A coragem... Os nadas... Os ruídos... E o enlouquecer... Abandonam lentamente o entardecer quando o os assombros se tornam salvações.

Na escuridão fica a ideia que daí sempre surge o despertar.

--- Fantástico, gosto do invólucro mas principalmente... do conteúdo.

lamia disse...

Lunna, depois da tempestade, vem sempre a bonança, é um facto. Mas por vezes teimamos em querer despertar em manhãs antigas.

--- Obrigada pela visita e pelo comentário. Espero que voltes.

Girstie disse...

É belo texto pela escrita em si mas triste ao mesmo tempo, as palavras que descreves angustiam cá dentro!

Obrigada pela visita, eu vou continuar a visitar e a deambular por aqui ;)

Isis disse...

Gostei muito do teu blog =) interessante!

lamia disse...

Girstie, é bom saber que o texto é transparente e que consegues partilhar o seu sentido, mesmo que não cause uma sensação agradável. Mas sabes... tudo tem o seu reverso, e a outra face é linda!
Deambula, sim. Deambula sempre.

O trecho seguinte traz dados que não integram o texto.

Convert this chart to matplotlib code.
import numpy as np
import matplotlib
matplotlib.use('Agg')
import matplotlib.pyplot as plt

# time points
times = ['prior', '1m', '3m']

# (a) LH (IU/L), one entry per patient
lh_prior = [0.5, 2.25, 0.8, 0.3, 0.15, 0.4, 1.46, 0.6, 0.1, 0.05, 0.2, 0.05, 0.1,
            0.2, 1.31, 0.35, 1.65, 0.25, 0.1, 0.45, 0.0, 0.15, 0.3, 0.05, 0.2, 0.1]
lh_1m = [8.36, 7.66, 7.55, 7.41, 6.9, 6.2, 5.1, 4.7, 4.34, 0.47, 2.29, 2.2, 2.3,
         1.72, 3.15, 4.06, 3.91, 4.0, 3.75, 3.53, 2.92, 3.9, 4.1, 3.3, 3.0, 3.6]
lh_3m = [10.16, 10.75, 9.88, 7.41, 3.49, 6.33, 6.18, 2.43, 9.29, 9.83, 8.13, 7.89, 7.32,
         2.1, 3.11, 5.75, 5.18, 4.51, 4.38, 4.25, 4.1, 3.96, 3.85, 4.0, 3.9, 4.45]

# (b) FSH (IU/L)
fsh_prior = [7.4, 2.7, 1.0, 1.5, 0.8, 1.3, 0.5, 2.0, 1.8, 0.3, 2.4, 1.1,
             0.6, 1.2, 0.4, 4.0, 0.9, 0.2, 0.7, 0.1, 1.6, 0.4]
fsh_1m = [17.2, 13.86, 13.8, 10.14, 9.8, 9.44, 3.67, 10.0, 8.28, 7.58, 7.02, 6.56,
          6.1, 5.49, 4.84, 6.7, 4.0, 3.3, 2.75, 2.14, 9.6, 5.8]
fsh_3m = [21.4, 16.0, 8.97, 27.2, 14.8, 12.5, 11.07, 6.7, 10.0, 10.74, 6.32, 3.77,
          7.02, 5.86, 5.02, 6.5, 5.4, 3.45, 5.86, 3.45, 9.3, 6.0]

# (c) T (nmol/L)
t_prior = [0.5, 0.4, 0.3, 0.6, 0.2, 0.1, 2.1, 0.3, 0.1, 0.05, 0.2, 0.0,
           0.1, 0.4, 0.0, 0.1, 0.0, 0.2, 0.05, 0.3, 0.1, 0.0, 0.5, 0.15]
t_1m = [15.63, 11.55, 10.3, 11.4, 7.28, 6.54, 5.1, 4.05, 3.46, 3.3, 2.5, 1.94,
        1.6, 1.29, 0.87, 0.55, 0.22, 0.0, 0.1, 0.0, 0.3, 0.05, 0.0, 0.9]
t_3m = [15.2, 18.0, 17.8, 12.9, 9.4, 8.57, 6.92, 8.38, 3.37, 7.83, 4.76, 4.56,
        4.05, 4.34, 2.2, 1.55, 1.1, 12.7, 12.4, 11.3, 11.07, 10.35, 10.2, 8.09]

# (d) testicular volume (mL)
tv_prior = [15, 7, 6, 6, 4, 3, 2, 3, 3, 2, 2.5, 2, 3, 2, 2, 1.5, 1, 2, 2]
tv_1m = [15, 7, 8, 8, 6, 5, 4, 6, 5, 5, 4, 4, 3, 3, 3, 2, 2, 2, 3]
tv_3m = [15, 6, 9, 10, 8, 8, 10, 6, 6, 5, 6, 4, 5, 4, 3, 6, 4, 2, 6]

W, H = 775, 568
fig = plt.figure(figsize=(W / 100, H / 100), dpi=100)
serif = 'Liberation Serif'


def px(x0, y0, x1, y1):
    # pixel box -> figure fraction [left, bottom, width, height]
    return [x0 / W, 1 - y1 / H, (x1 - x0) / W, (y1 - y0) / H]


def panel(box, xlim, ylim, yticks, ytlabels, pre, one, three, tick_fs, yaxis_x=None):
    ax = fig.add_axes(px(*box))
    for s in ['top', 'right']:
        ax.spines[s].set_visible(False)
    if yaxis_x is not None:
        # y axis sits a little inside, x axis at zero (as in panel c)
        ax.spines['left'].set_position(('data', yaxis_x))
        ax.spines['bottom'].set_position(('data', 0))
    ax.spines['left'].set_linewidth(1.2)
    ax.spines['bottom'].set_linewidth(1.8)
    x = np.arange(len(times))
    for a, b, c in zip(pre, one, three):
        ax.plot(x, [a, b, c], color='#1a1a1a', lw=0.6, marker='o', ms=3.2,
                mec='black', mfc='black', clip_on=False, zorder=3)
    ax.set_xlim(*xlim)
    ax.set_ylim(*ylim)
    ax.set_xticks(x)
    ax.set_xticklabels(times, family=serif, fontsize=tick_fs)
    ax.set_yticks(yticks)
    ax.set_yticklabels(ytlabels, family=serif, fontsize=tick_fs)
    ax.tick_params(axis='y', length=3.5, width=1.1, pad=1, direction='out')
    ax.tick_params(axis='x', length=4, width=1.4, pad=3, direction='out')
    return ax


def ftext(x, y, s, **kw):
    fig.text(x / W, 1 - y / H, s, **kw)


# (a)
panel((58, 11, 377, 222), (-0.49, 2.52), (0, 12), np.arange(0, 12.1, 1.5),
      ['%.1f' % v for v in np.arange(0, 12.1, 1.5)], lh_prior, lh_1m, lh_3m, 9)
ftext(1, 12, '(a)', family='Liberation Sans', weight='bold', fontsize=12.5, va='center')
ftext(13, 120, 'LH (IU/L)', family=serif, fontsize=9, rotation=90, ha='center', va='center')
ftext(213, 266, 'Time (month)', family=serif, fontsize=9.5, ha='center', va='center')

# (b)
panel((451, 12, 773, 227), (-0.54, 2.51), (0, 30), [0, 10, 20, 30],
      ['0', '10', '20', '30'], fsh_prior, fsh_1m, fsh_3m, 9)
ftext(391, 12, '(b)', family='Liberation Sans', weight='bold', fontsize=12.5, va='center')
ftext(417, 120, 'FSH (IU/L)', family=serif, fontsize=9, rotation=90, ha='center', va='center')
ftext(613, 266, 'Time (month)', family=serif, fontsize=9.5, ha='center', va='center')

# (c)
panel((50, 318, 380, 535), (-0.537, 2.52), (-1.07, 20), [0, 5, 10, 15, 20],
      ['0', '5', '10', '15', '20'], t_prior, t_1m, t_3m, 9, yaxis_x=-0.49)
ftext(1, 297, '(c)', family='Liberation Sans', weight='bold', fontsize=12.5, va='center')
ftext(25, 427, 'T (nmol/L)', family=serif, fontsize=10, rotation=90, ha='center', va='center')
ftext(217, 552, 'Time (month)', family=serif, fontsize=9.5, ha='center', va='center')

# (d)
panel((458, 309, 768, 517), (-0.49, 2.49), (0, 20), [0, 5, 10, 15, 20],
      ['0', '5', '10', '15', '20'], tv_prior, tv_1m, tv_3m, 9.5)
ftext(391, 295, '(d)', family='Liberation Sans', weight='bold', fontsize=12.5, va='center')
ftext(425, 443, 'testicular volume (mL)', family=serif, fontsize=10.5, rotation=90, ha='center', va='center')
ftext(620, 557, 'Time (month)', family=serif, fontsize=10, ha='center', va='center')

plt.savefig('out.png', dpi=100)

Pára só aos bocadinhos, para descansares um pouco. :)

lamia disse...

Isis, obrigada pela visita e pelo comentário.

O teu mundo também me parece sê-lo. Aliás, há, para mim, no gótico, um estranho fascínio. E digo estranho, porque não consigo explicá-lo. Gostava de o fotografar.

Mustafa Şenalp disse...

çok güzel bir site.

lamia disse...

Çok tesekkur ederim. :)

vida de vidro disse...

Por vezes temos surpresas neste "mundinho" da blogoesfera. Li este texto e tive que ler mais. Por aí abaixo. É claro que o texto está repassado de sofrimento. Amargo. Mas a qualidade da escrita é bem patente. Escrever é catarse, digo eu, por vezes.
Intrigaste-me.**

lamia disse...

vida de vidro, apraz-me a tua visita e as tuas palavras. Escrever é como chorar. Alivia e purifica, sim, por vezes, como tão sabiamente referes. Esta, foi uma delas, de facto.

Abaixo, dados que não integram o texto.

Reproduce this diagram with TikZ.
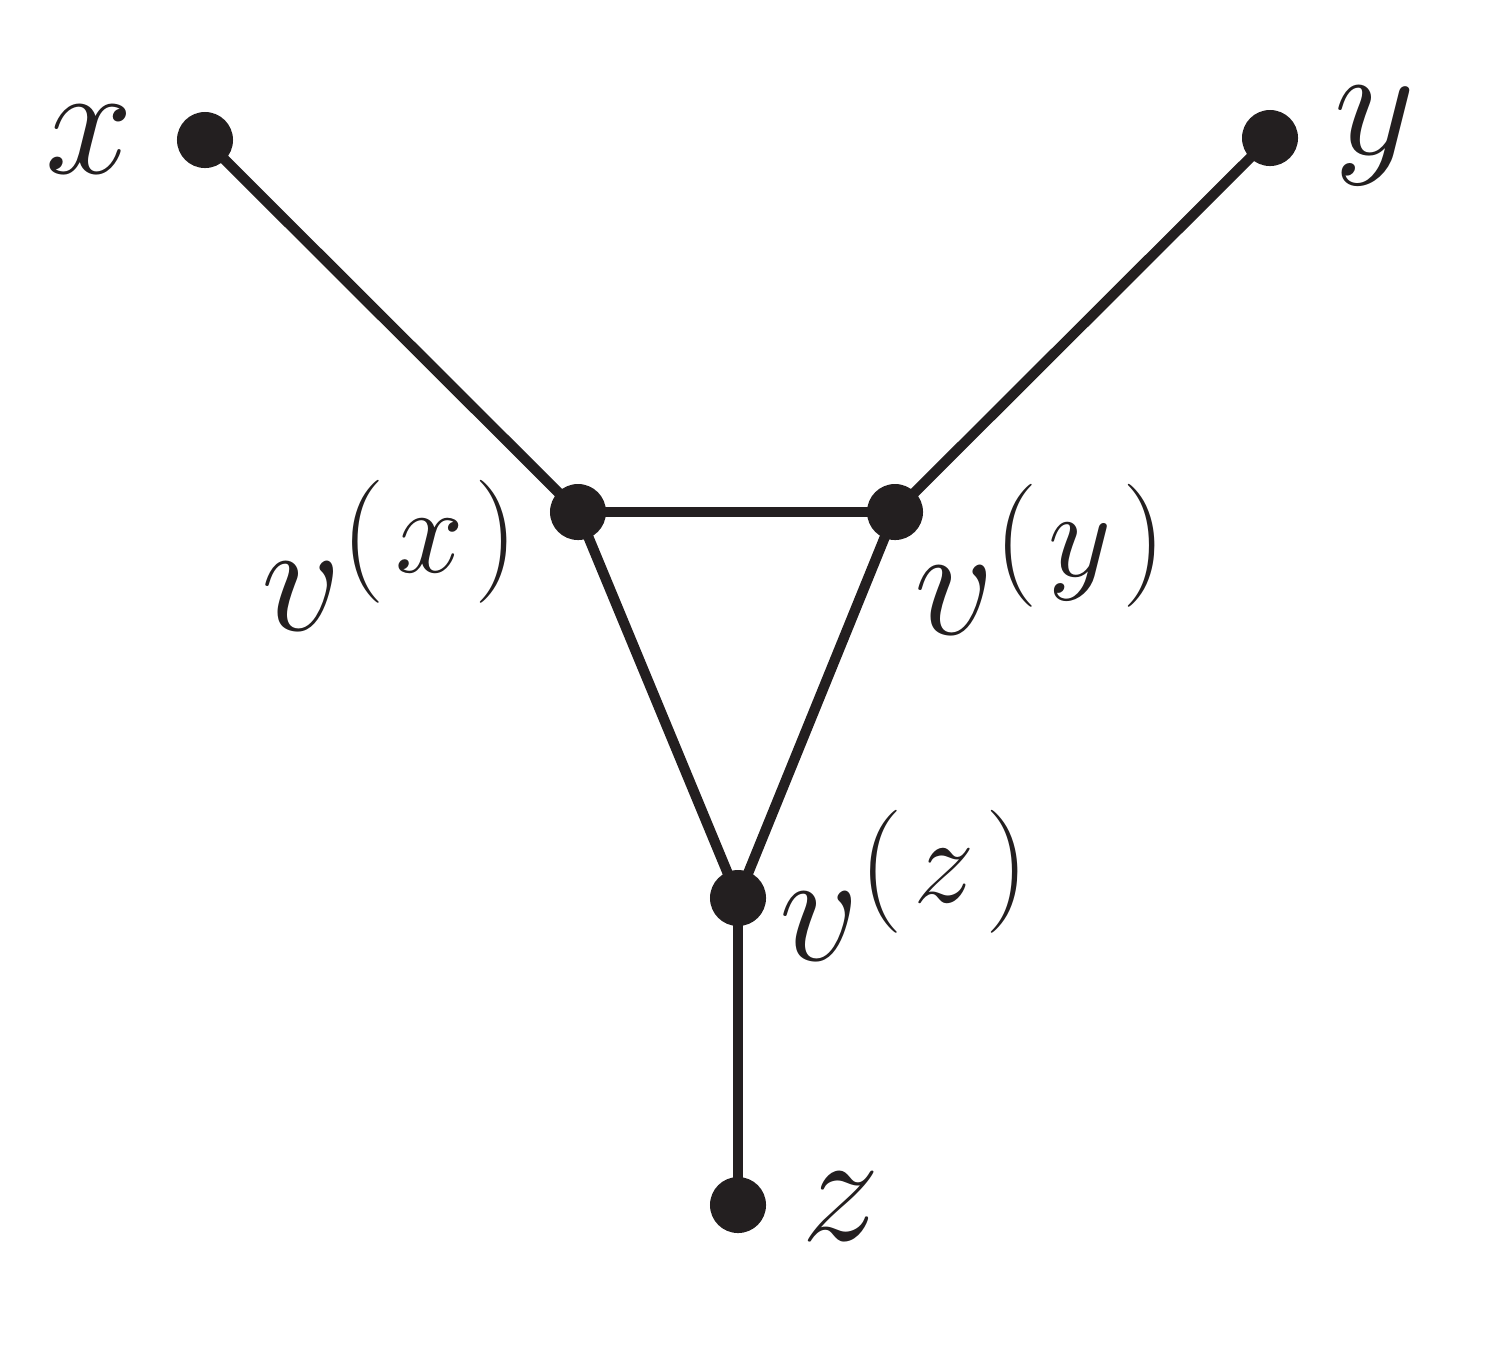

Espero que a curiosidade se reflicta em muitas visitas. :) **

tcl disse...

a blogosfera está realmente cheia de surpresas e cada vez mais me convenço que somos um país de poetas, muitas vezes amargos, doridos. o fado transparece nos escritos de muitos de nós, coisa inerente à alma lusa.

mais uma vez, obrigada pela tua visita ao meu blogue. também gostei deste teu espaço onde lavas a alma e te tentas libertar do que te atormenta numa escrita delicada e recheada de poesia. continua!

lamia disse...

tcl, é sempre revigorante receber elogios como o que me dás. Agradeço-te a visita e o incentivo. Pretendo continuar, sim, sempre que em mim não caiba tudo o que trago. Sê bem-vinda, sempre.

© Piedade Araújo Sol (Pity) disse...

Estive a ler todos os postes.

Um escrita muito profunda, diria que um pouco sofrida, um pouco saudosista, mas, muito bem escrita, de quem tem mão e talento para escrever.

Os meus parabens!

lamia disse...

Muito obrigada, Piedade. Mesmo. *

lampâda mervelha disse...

Sabe-me a mármore, escuro, frio, ao pó dos dias que restam.

lamia disse...

Lâmpada mervelha, é um sabor incomparável e inesquecível, não é?

Imensamente agradecida pela tua visita e por todos os comentários que deixaste. Volta sempre.

ap disse...

.......

um vazio, tão cheio de sensibildade, com nobreza de quem sabe manusear as palavras, na arte da prosa poética

....................

Beijinho e noite serena

lamia disse...

ap.... :) Mais que manusear, é exprimir. E por muito que se escreva, as palavras não chegam a traduzir metade do que se sente. Muito obrigada.

Anónimo disse...

Afinal... afinal nao consegui sair sem ler tudo ;)
E a parabens pela tua escrita (parece-me mto real)

Beijo*

mariomar disse...

fui conduzido, por palavras tuas, até este território inquietante, intranquilo, sanguíneo, onde te expões, escondendo-te, no fio da lâmina... escreves muito bem, sabes? - sabes.
voltarei a estes domínios...

M. disse...

Venho agradecer a visita. E gostei do que aqui li neste vermelho cor de sangue.

lamia disse...

Silêncio... sorrio-te.

lamia disse...

Mário, não sei o que sei, realmente, mas há que dar asas (mesmo que depenadas) ao que nos vai dentro.
Obrigada pela visita e pelo comentário.

lamia disse...

M., quem agradece sou eu. É vermelho sangue, é vermelho vida.